WORK TO BE COMPLETED: Every line of the material is to be repeated exactly as it stands.
↓
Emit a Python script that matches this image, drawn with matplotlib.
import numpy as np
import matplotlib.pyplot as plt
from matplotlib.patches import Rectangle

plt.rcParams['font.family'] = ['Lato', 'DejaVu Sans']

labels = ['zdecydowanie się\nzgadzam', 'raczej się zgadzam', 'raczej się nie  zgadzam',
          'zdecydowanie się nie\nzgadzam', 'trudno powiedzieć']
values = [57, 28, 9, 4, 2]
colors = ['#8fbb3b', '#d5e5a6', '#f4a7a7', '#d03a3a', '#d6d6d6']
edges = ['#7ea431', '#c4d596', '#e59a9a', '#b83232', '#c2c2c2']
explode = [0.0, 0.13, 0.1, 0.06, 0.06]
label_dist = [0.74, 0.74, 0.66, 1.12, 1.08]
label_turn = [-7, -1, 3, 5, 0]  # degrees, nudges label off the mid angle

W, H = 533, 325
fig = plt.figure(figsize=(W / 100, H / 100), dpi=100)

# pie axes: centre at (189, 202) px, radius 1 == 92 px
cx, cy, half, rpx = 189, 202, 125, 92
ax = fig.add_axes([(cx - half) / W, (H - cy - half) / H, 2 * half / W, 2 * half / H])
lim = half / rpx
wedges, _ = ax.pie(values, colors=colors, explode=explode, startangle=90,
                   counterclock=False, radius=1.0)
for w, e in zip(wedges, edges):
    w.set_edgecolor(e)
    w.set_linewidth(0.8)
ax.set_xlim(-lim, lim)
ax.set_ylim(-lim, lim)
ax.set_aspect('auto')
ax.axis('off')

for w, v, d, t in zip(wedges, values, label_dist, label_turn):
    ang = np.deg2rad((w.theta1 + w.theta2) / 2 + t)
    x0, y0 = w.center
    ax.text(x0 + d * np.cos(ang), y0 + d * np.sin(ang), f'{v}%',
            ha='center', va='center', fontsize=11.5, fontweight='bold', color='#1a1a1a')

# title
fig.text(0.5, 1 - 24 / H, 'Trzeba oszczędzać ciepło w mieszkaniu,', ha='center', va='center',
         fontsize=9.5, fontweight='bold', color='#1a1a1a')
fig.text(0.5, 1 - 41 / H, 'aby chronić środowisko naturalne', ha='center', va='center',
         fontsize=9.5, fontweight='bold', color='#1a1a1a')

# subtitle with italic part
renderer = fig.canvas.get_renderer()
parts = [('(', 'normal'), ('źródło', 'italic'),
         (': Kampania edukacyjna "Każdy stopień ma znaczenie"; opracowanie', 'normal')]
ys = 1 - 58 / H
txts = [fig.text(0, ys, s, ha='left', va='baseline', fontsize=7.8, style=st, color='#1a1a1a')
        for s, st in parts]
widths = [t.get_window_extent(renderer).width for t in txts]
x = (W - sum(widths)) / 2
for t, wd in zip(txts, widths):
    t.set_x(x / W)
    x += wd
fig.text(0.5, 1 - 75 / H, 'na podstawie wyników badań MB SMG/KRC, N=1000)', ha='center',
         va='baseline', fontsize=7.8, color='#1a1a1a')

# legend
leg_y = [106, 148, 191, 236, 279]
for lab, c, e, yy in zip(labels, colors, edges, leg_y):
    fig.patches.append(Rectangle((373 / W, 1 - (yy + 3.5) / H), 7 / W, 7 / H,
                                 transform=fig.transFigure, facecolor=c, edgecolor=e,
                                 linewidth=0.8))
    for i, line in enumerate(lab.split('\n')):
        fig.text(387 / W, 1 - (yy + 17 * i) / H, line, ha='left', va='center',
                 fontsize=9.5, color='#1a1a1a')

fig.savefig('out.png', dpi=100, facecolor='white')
↑
OUTPUT FOR THIS EXERCISE:
Emit a Python script that matches this image, drawn with matplotlib.
import numpy as np
import matplotlib.pyplot as plt
from matplotlib.patches import Rectangle

plt.rcParams['font.family'] = ['Lato', 'DejaVu Sans']

labels = ['zdecydowanie się\nzgadzam', 'raczej się zgadzam', 'raczej się nie  zgadzam',
          'zdecydowanie się nie\nzgadzam', 'trudno powiedzieć']
values = [57, 28, 9, 4, 2]
colors = ['#8fbb3b', '#d5e5a6', '#f4a7a7', '#d03a3a', '#d6d6d6']
edges = ['#7ea431', '#c4d596', '#e59a9a', '#b83232', '#c2c2c2']
explode = [0.0, 0.13, 0.1, 0.06, 0.06]
label_dist = [0.74, 0.74, 0.66, 1.12, 1.08]
label_turn = [-7, -1, 3, 5, 0]  # degrees, nudges label off the mid angle

W, H = 533, 325
fig = plt.figure(figsize=(W / 100, H / 100), dpi=100)

# pie axes: centre at (189, 202) px, radius 1 == 92 px
cx, cy, half, rpx = 189, 202, 125, 92
ax = fig.add_axes([(cx - half) / W, (H - cy - half) / H, 2 * half / W, 2 * half / H])
lim = half / rpx
wedges, _ = ax.pie(values, colors=colors, explode=explode, startangle=90,
                   counterclock=False, radius=1.0)
for w, e in zip(wedges, edges):
    w.set_edgecolor(e)
    w.set_linewidth(0.8)
ax.set_xlim(-lim, lim)
ax.set_ylim(-lim, lim)
ax.set_aspect('auto')
ax.axis('off')

for w, v, d, t in zip(wedges, values, label_dist, label_turn):
    ang = np.deg2rad((w.theta1 + w.theta2) / 2 + t)
    x0, y0 = w.center
    ax.text(x0 + d * np.cos(ang), y0 + d * np.sin(ang), f'{v}%',
            ha='center', va='center', fontsize=11.5, fontweight='bold', color='#1a1a1a')

# title
fig.text(0.5, 1 - 24 / H, 'Trzeba oszczędzać ciepło w mieszkaniu,', ha='center', va='center',
         fontsize=9.5, fontweight='bold', color='#1a1a1a')
fig.text(0.5, 1 - 41 / H, 'aby chronić środowisko naturalne', ha='center', va='center',
         fontsize=9.5, fontweight='bold', color='#1a1a1a')

# subtitle with italic part
renderer = fig.canvas.get_renderer()
parts = [('(', 'normal'), ('źródło', 'italic'),
         (': Kampania edukacyjna "Każdy stopień ma znaczenie"; opracowanie', 'normal')]
ys = 1 - 58 / H
txts = [fig.text(0, ys, s, ha='left', va='baseline', fontsize=7.8, style=st, color='#1a1a1a')
        for s, st in parts]
widths = [t.get_window_extent(renderer).width for t in txts]
x = (W - sum(widths)) / 2
for t, wd in zip(txts, widths):
    t.set_x(x / W)
    x += wd
fig.text(0.5, 1 - 75 / H, 'na podstawie wyników badań MB SMG/KRC, N=1000)', ha='center',
         va='baseline', fontsize=7.8, color='#1a1a1a')

# legend
leg_y = [106, 148, 191, 236, 279]
for lab, c, e, yy in zip(labels, colors, edges, leg_y):
    fig.patches.append(Rectangle((373 / W, 1 - (yy + 3.5) / H), 7 / W, 7 / H,
                                 transform=fig.transFigure, facecolor=c, edgecolor=e,
                                 linewidth=0.8))
    for i, line in enumerate(lab.split('\n')):
        fig.text(387 / W, 1 - (yy + 17 * i) / H, line, ha='left', va='center',
                 fontsize=9.5, color='#1a1a1a')

fig.savefig('out.png', dpi=100, facecolor='white')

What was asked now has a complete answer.